Goals like these used to be almost a staple for the Sounders. In 2019 alone, they had three game-winners that came after the 80th minute in September alone. That season, they had four winners that came in the 89th minute or later. From 2010 to 2019, the Sounders had at least one stoppage-time winner in every season.

I asked Sounders head coach Brian Schmetzer about the particular power of a stoppage-time winner. He didn’t seem to put much stock in his team’s recent inability to find late game-winners.

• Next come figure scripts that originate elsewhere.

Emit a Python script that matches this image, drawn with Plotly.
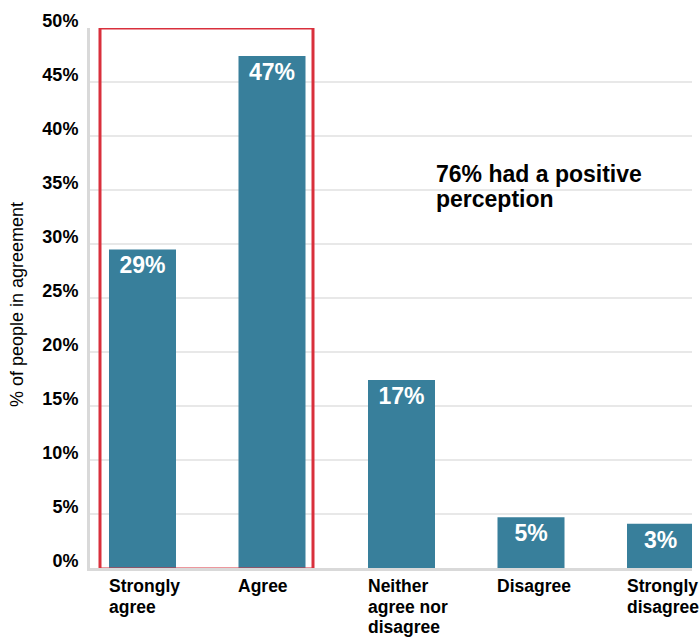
import plotly.graph_objects as go

categories = ["Strongly agree", "Agree", "Neither agree nor disagree", "Disagree", "Strongly disagree"]
tick_lines = [["Strongly", "agree"], ["Agree"], ["Neither", "agree nor", "disagree"], ["Disagree"], ["Strongly", "disagree"]]
values = [29.5, 47.4, 17.4, 4.7, 4.1]
value_labels = ["29%", "47%", "17%", "5%", "3%"]
y_ticks = [0, 5, 10, 15, 20, 25, 30, 35, 40, 45, 50]
callout_lines = ["76% had a positive", "perception"]
y_title = "% of people in agreement"

FONT = "Liberation Sans, Arial, sans-serif"
BAR = "#387f9b"

fig = go.Figure()
fig.add_trace(go.Bar(
    x=categories, y=values, text=value_labels,
    textposition="inside", insidetextanchor="end", textangle=0,
    constraintext="none",
    textfont=dict(family=FONT, size=23, color="white", weight="bold"),
    marker=dict(color=BAR, line=dict(width=0)),
    width=0.5174, hoverinfo="skip",
))

annotations = []
for i, lines in enumerate(tick_lines):
    for j, line in enumerate(lines):
        annotations.append(dict(
            x=categories[i], xref="x", y=0, yref="y",
            xanchor="left", yanchor="middle", xshift=-36, yshift=-18 - 20.5 * j,
            text=line, showarrow=False,
            font=dict(family=FONT, size=17.5, color="black", weight="bold"),
        ))
for j, line in enumerate(callout_lines):
    annotations.append(dict(
        x=0.572, xref="paper", y=(568 - 174 - 25 * j) / 540, yref="paper",
        xanchor="left", yanchor="middle",
        text=line, showarrow=False,
        font=dict(family=FONT, size=23, color="black", weight="bold"),
    ))
annotations.append(dict(
    x=0, xref="paper", y=0.487, yref="paper", xshift=-73,
    xanchor="center", yanchor="middle", textangle=-90,
    text=y_title, showarrow=False,
    font=dict(family=FONT, size=18, color="black"),
))

fig.update_layout(
    width=700, height=637,
    margin=dict(l=90, r=8, t=28, b=69),
    plot_bgcolor="white", paper_bgcolor="white",
    showlegend=False,
    annotations=annotations,
    xaxis=dict(
        range=[-0.4054, 4.2432], showticklabels=False, ticks="",
        showline=True, linecolor="#d9d9d9", linewidth=3, showgrid=False,
        fixedrange=True,
    ),
    yaxis=dict(
        range=[0, 50], tickvals=y_ticks, ticktext=[f"{t}%" for t in y_ticks],
        showgrid=True, gridcolor="#e8e8e8", gridwidth=1.5,
        showline=True, linecolor="#d9d9d9", linewidth=3,
        ticks="", ticklabelshift=-7, ticklabelstandoff=5,
        tickfont=dict(family=FONT, size=18, color="black", weight="bold"),
        zeroline=False, fixedrange=True,
    ),
    shapes=[dict(
        type="rect", xref="x", yref="y",
        x0=-0.3282, x1=1.3166, y0=-0.1, y1=50,
        line=dict(color="#d9303c", width=3), fillcolor="rgba(0,0,0,0)",
        layer="above",
    )],
)

fig.write_html(
    "out.html",
    config={"displayModeBar": False},
    post_script="document.body.style.margin='0';document.body.style.overflow='hidden';",
)
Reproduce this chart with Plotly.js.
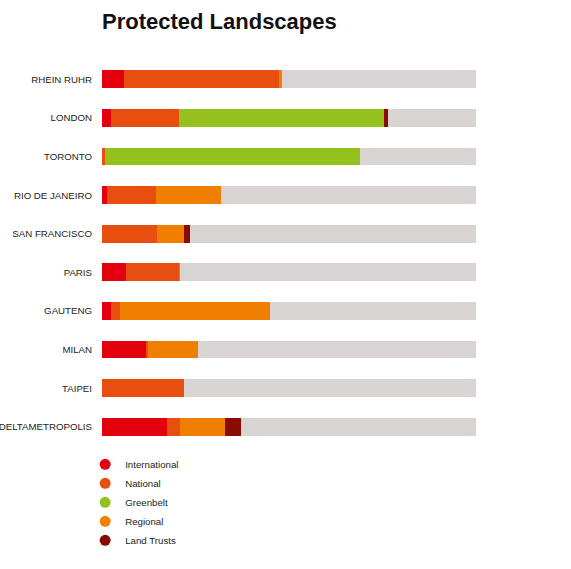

“Time is a figure of speech,” he said.

Maybe Schmetzer is right. The exact timing of the goal might not really make a difference. But it was a just reward for what I think was the Sounders’ most encouraging performance in months. Aside from the resilience they showed, the Sounders just looked like a team that could really play.

Aside from the mistakes they made on the two goals, they were mostly very good defensively, especially from open play where their only high-probability look came off a classic Route 1 goal kick.

Offensively, the Sounders were dynamic, especially on set-pieces which is how they scored all three of their goals. The first two were the product of both rehearsed movements and perfect deliveries, with Nicolás Lodeiro delivering the penultimate ball and Jackson Ragen heading it across goal for Léo Chu each time.

The winner was a bit more improvisational. It starts with Albert Rusnák playing a simple square pass to João Paulo, but then gets a bit more dangerous as the Sounders connect six quick passes. The attacking sequence started with a clever flipped ball from Rusnák to Chú, who then forces a save from Yohei Takaoka that fell perfectly to the feet of Yeimar who stroked it into the back of the net with his left foot.

From open play, the Sounders once again found a lot of joy on the left wing through Chú, who had a season-high nine progressive carries, received a team-high 14 progressive passes and was in the middle of just about every dangerous movement the Sounders made.

As we are finally nearing the end of this potentially season-defining stretch of six games where the Sounders had to play without most of their internationals — they’re 2-1-1 so far — it looks like they might finally be figuring out who they are and how they can actually play effective soccer when they’re not at full strength. It has rarely been this attractive, but they’re still second-place in the Western Conference and just three points out of first.

A win like this one, though, could be the kickstart they need.

“That group of players when they celebrated Yeimar’s goal that’s a team that’s committed and will do a lot of good things together,” Schmetzer said.